How To Get Design Clients From Scratch


Focus on one type of service that you enjoy and do it well.

How to get design clients to pay you a premium for your services

Say I was looking for someone to design a logo and I came across two online portfolios.


Let’s call them something creative like Graphic designer A and graphic designer B.


By looking at graphic designer A’s website, I could see that they do logo design, web design, posters, SEO, videos editing, copywriting and a ton of other stuff.


Not only do they provide all of those services but their turnaround time is fast and the quote that I receive is pretty cheap.


Now I travel to graphic designer B’s online portfolio. Their website is very minimal and I could see that they only focus on designing logos. They also have a page explaining their logo design process.


For example, they spend a 2 days on research, 3 days on sketching and brainstorming, 4 days on rendering and 2 days on tweaking the final logo.


After receiving a quote back from designer 2, I find that their pricing is twice as much and their turnaround time is twice as long.


But you know what?


If it’s for the benefit of my business, I would rather go with designer 2.


I would rather spend that bit extra with the peace of mind that my logo will be designed with some real expertise.


This is the same with your freelance business.
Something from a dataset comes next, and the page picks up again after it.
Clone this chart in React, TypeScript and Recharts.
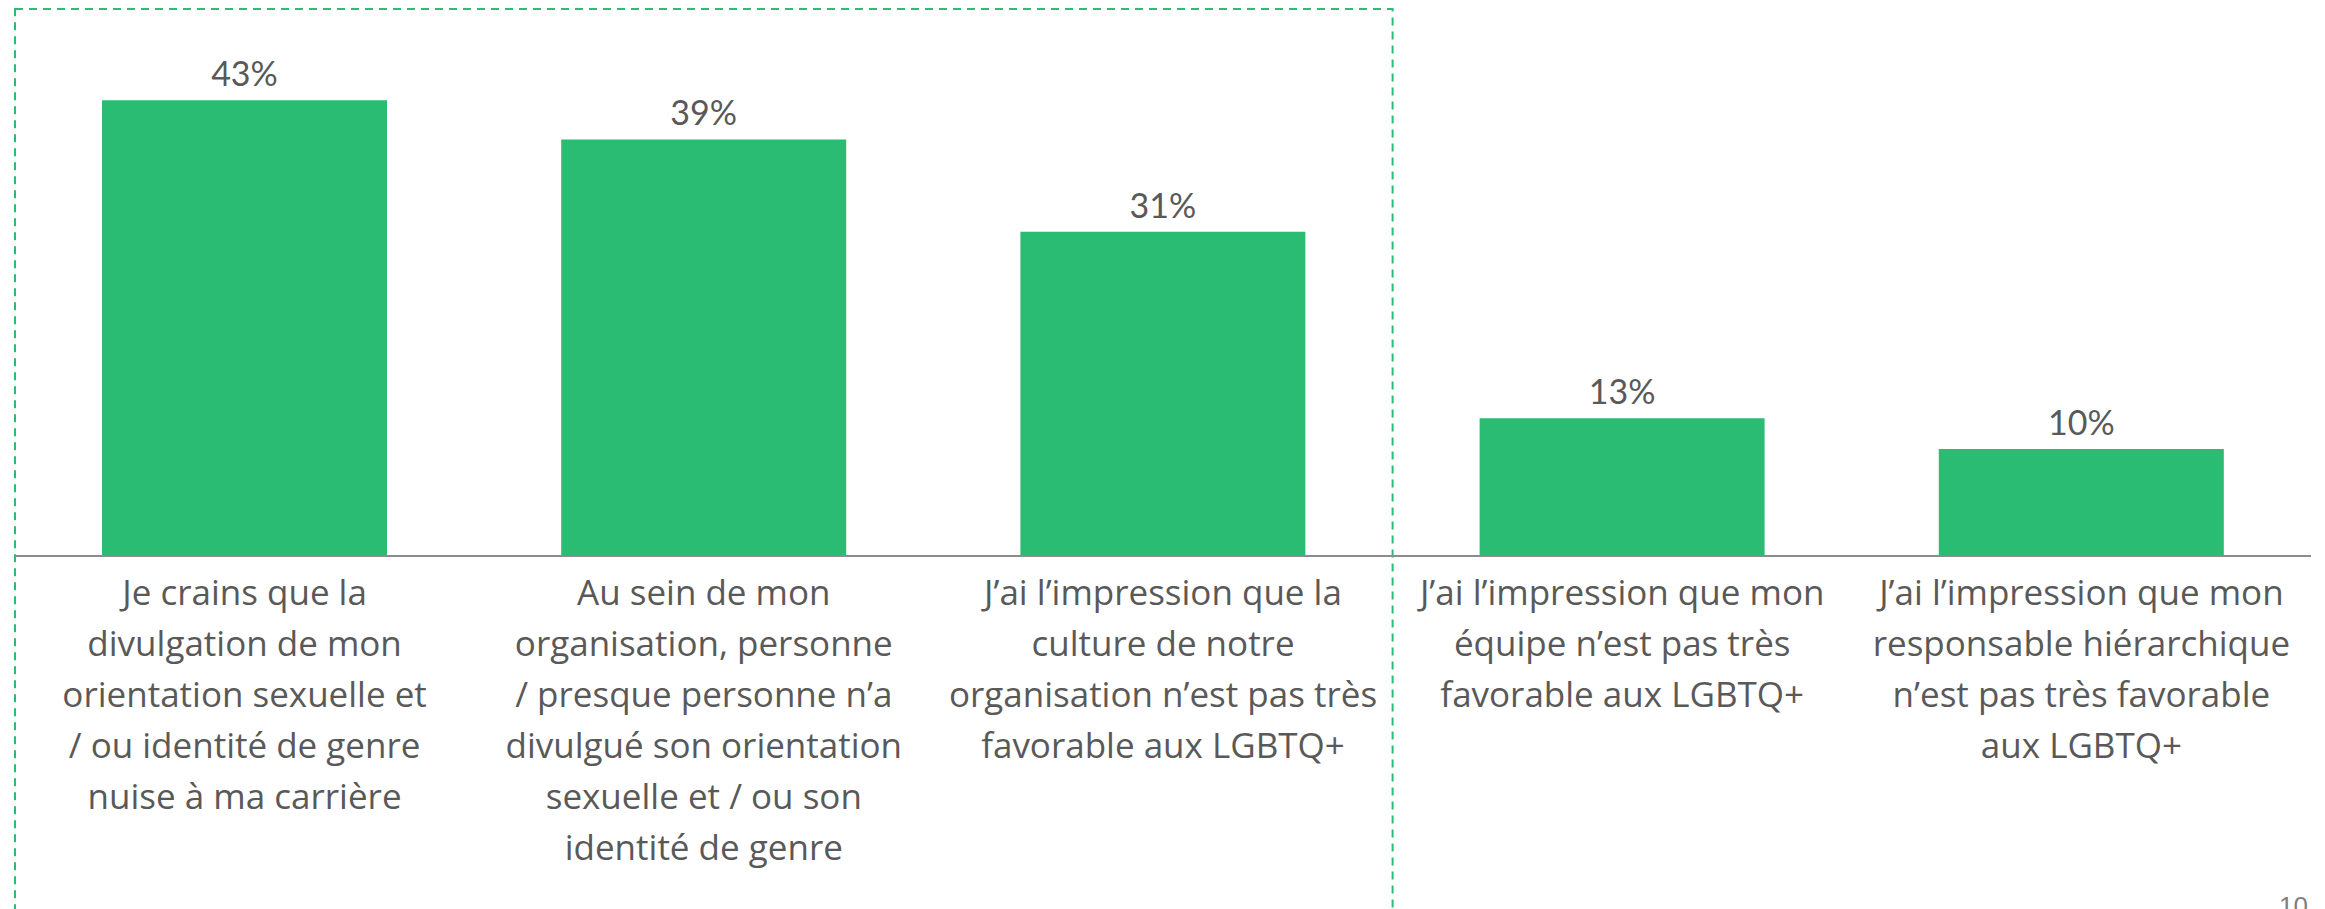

By focusing on 1 thing and doing it right, not only will you be able to charge a premium for your services and products, but clients will be more than happy to pay you that extra since you’ve shown you’re a specialist and that you know what you’re doing.


Why be a jack of all trades and a master at none?


How would I get design clients if I started from scratch?

Let’s say I have a passion in branding.


The first step I would take is to do some research on what makes a good brand identity. I would also look at other branding projects on sites such as Behance and Dribbble.


However I know that if I spend too much time on research, I’m bound to procrastinate. So what I’ll start doing is create side projects on branding while learning along the way.


When Quentin Tarantino was asked to give advice to aspiring filmmakers, this is what he said:


“I worked 3 years on a 16mm film that ended up becoming nothing but a guitar pick. I was very disappointed after I realised that it wasn’t any good but it was my film school. And I actually got away real cheap. When it was all over, I knew how to make a movie.”


When you start working on projects you like, you’re more likely to be motivated.


And when you’re motivated, you’d be able to finish 3 weeks of work in 3 days. You’ll also be more likely to experiment, make mistakes and learn along the way.


On a slightly different note, Paul Jarvis wrote an interesting article about school vs life. It’ll probably answer some of your questions on whether design school is really necessary.


So the next step I’d take is to create a portfolio site and publish only my best work.


For each branding project, I’ll mention an imaginary brief (to make it look like I’ve worked for real clients), some text and images showing my design process and then display the final outcome.


To save money, I would invest in a DSLR camera and photograph the full brand identity project myself.


In order to get my name out there, I would publish everything mentioned above on Behance. I would then start following the followers of designers with good branding projects. Hopefully if my work is good enough they’ll follow me back, give me appreciations and leave comments on my projects.


I’ll also post a few articles on my blog about how clients can benefit from having a brand identity.


After this, I’ll slowly start getting enquires that will then lead to jobs. While working for clients, I’ll go the extra mile and do a little extra. Something that doesn’t take too much time but something that the client will appreciate.


My clients will then start referring me to other clients. Soon I’ll be booked out, and will need to start increasing my rates.


After increasing my rates, I’ll have filtered out a lot of the bad clients but let’s leave that for another post.


How not to be screwed over if you’re a student


I get a lot emails from students telling me that they’ve been screwed over by clients.


Fake it till you become it.


My advice is never, never and I mean NEVER tell anyone that you’re a student or a graduate. That way your clients won’t try to rip you off since you’re a noob and you’ll be treated the way you deserve to be treated.